EDA: No Brasil, o número de mestres é pequeno, porque exige muito estudo, pesquisa, tempo disponível, e a gente tem as atividades paralelas. Quer dizer, é penoso, difícil. O custo também é elevado. Porém, é gratificante receber o título de Mestre. Fui indagada durante 2h20 por três doutores dos estados de São Paulo e Minas Gerais. Você é testado, e quando atinge esse objetivo, percebe que toda a sua experiência concorreu para isso. Sou delegada há 17 anos, e isso me ajudou muito. É claro, você escolhe um tema, uma tese voltada para o seu dia-a-dia, o seu trabalho e área de conhecimento. Então, toda a bagagem e experiência numa delegacia de polícia, somada à experiência de magistério na Unicastelo, me ajudaram a conquistar o título. É muito gratificante.
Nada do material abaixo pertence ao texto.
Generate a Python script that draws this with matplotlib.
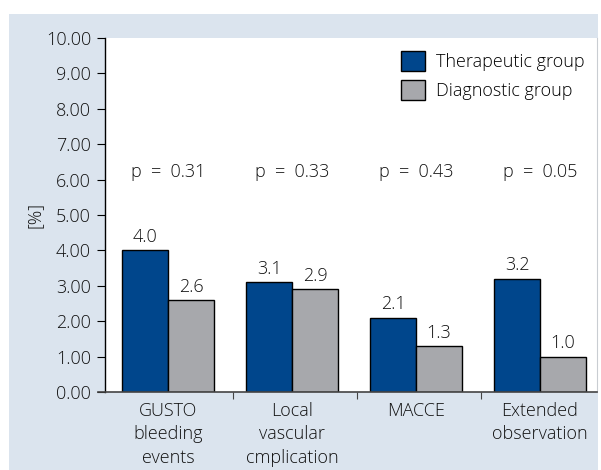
import matplotlib.pyplot as plt
import numpy as np
from matplotlib.patches import Rectangle

plt.rcParams['font.family'] = ['Open Sans', 'DejaVu Sans']

# --- Datos ---
categorias = ["GUSTO\nbleeding\nevents", "Local\nvascular\ncmplication", "MACCE", "Extended\nobservation"]
terapeutico = [4.0, 3.1, 2.1, 3.2]
diagnostico = [2.6, 2.9, 1.3, 1.0]
p_valores = ["p = 0.31", "p = 0.33", "p = 0.43", "p = 0.05"]

color_azul = "#00468c"
color_gris = "#a7a8ac"
color_panel = "#dbe4ee"
color_texto = "#111111"

W, H = 601, 470
fig = plt.figure(figsize=(W / 100, H / 100), dpi=100, facecolor="white")

# panel de fondo
fig.patches.append(Rectangle((9 / W, 0), (598 - 9) / W, (470 - 14) / H,
                             transform=fig.transFigure, facecolor=color_panel,
                             edgecolor="none", zorder=-10))

ax = fig.add_axes([105 / W, (H - 392) / H, (597 - 105) / W, (392 - 38) / H])
ax.set_facecolor("white")

x = np.arange(len(categorias))
ancho = 0.371
b1 = ax.bar(x - ancho / 2, terapeutico, ancho, color=color_azul, edgecolor="black",
            linewidth=1.0, label="Therapeutic group")
b2 = ax.bar(x + ancho / 2, diagnostico, ancho, color=color_gris, edgecolor="black",
            linewidth=1.0, label="Diagnostic group")

for bar, v in zip(list(b1) + list(b2), terapeutico + diagnostico):
    ax.text(bar.get_x() + bar.get_width() / 2, v + 0.12, f"{v:.1f}",
            ha="center", va="bottom", fontsize=13, color=color_texto, fontweight="light")

for xi, p in zip(x, p_valores):
    ax.text(xi, 6.22, p.replace(" = ", "  =  "), ha="center", va="center", fontsize=13,
            color=color_texto, fontweight="light")

ax.set_xlim(-0.51, 3.46)
ax.set_ylim(0, 10)
ax.set_yticks(np.arange(0, 11, 1))
ax.set_yticklabels([f"{v:.2f}" for v in range(11)], fontsize=13, color=color_texto,
                   fontweight="light")

ax.set_xticks([0.52, 1.52, 2.52])
ax.set_xticklabels([])
ax.set_xticks(x, minor=True)
ax.set_xticklabels(categorias, minor=True, fontsize=13, color=color_texto,
                   linespacing=1.4, fontweight="light")
ax.tick_params(axis="x", which="minor", length=0, pad=7)
ax.tick_params(axis="x", which="major", length=5, color="#444444", direction="out")
ax.tick_params(axis="y", length=6, color="black", direction="out", pad=4)

ax.spines["top"].set_visible(False)
ax.spines["right"].set_color("#c9cdd2")
ax.spines["left"].set_color("black")
ax.spines["bottom"].set_color("#444444")
ax.spines["left"].set_linewidth(1.0)
ax.spines["bottom"].set_linewidth(1.2)
ax.spines["bottom"].set_bounds(-0.57, 3.46)
ax.spines["bottom"].set_clip_on(False)

fig.text(35 / W, 1 - 215 / H, "[%]", rotation=90, ha="center", va="center",
         fontsize=13, color=color_texto, fontweight="light")

leg = ax.legend(loc="upper right", frameon=False, handlelength=1.35,
                handleheight=1.35, handletextpad=0.6, labelspacing=0.5,
                borderaxespad=0.3, prop={"size": 13, "weight": "light"})

fig.savefig("out.png", dpi=100, facecolor="white")
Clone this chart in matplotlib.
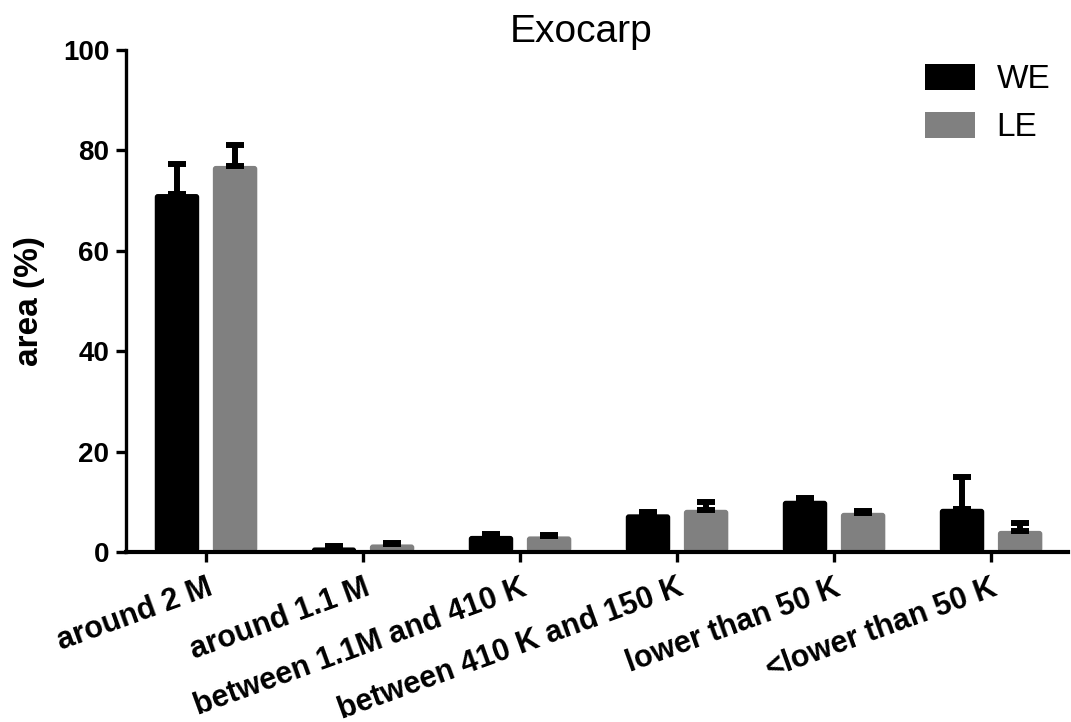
import matplotlib
matplotlib.use("Agg")
import matplotlib.pyplot as plt
from matplotlib.patches import FancyBboxPatch, Patch
import numpy as np

# values (mean and upper error, %)
categories = ['around 2 M', 'around 1.1 M', 'between 1.1M and 410 K',
              'between 410 K and 150 K', 'lower than 50 K', '<lower than 50 K']
we_mean = [71.3, 0.9, 3.2, 7.5, 10.2, 8.6]
we_err = [6.0, 0.3, 0.4, 0.5, 0.6, 6.4]
le_mean = [76.9, 1.5, 3.1, 8.4, 7.8, 4.2]
le_err = [4.2, 0.3, 0.3, 1.6, 0.3, 1.5]
series_names = ['WE', 'LE']

plt.rcParams['font.family'] = ['Liberation Sans', 'DejaVu Sans']

fig = plt.figure(figsize=(10.71, 7.22), dpi=100)
ax = fig.add_axes([0.1176, 0.2355, 0.8796, 0.6953])

x = np.arange(len(categories))
width = 0.283
offset = 0.185
xlim = (-0.51, 5.49)
ylim = (0, 100)
ax.set_xlim(*xlim)
ax.set_ylim(*ylim)

# rounded bar corners: radius ~3 px, aspect from data units per pixel
ax_w_px = 0.8796 * 1071
ax_h_px = 0.6953 * 722
x_per_px = (xlim[1] - xlim[0]) / ax_w_px
y_per_px = (ylim[1] - ylim[0]) / ax_h_px
radius = 3 * x_per_px
aspect = y_per_px / x_per_px

colors = ['#000000', '#808080']
for means, errs, off, col in [(we_mean, we_err, -offset, colors[0]),
                              (le_mean, le_err, offset, colors[1])]:
    for xi, m in zip(x + off, means):
        p = FancyBboxPatch((xi - width / 2, 0), width, m,
                           boxstyle=f"round,pad=0,rounding_size={radius}",
                           mutation_aspect=aspect, facecolor=col,
                           edgecolor='none', zorder=2)
        ax.add_patch(p)
    ax.errorbar(x + off, means, yerr=[np.zeros(len(errs)), errs], fmt='none',
                ecolor='black', elinewidth=4.3, capsize=6.8, capthick=4.3, zorder=3)

ax.set_yticks([0, 20, 40, 60, 80, 100])
ax.set_xticks(x)
ax.set_xticklabels(categories, rotation=20, ha='right', rotation_mode='anchor',
                   fontsize=22, fontweight='bold')
for lbl in ax.get_yticklabels():
    lbl.set_fontsize(20)
    lbl.set_fontweight('bold')

ax.spines['top'].set_visible(False)
ax.spines['right'].set_visible(False)
ax.spines['left'].set_linewidth(2.4)
ax.spines['bottom'].set_linewidth(3)
ax.spines['bottom'].set_zorder(4)
ax.tick_params(axis='both', direction='out', length=7, width=2.4, color='black')
ax.tick_params(axis='y', pad=5)
ax.tick_params(axis='x', pad=8)

ax.set_ylabel('area (%)', fontsize=24, fontweight='bold', labelpad=13)
ax.set_title('Exocarp', fontsize=28, pad=6, x=0.483)

handles = [Patch(facecolor=colors[0]), Patch(facecolor=colors[1])]
ax.legend(handles, series_names, loc='upper left',
          bbox_to_anchor=(925 / 1071, 1 - 64 / 722),
          bbox_transform=fig.transFigure, frameon=False, fontsize=24,
          handlelength=1.5, handleheight=0.8, handletextpad=0.65,
          labelspacing=0.5, borderpad=0, borderaxespad=0)

plt.savefig('out.png', dpi=100)
plt.close()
CIDADÃO: Como é que você concilia a função de delegada, a professora e a vida pessoal sem perder o sorriso?

EDA: Não é fácil, não, mas a gente consegue (risos). Eu fico me perguntando: o que eu fazia, como preenchia minha vida antes de dar aulas? Na verdade, uma coisa preenche a outra. A experiência à frente da delegacia e o dia-a-dia da Universidade ajudam a transmitir alguma coisa para os alunos. Muitas vezes, a gente renuncia a um feriado e se enfia na delegacia para colocar em dia o serviço, mas dá para conciliar. Pelo menos por enquanto, está dando certo.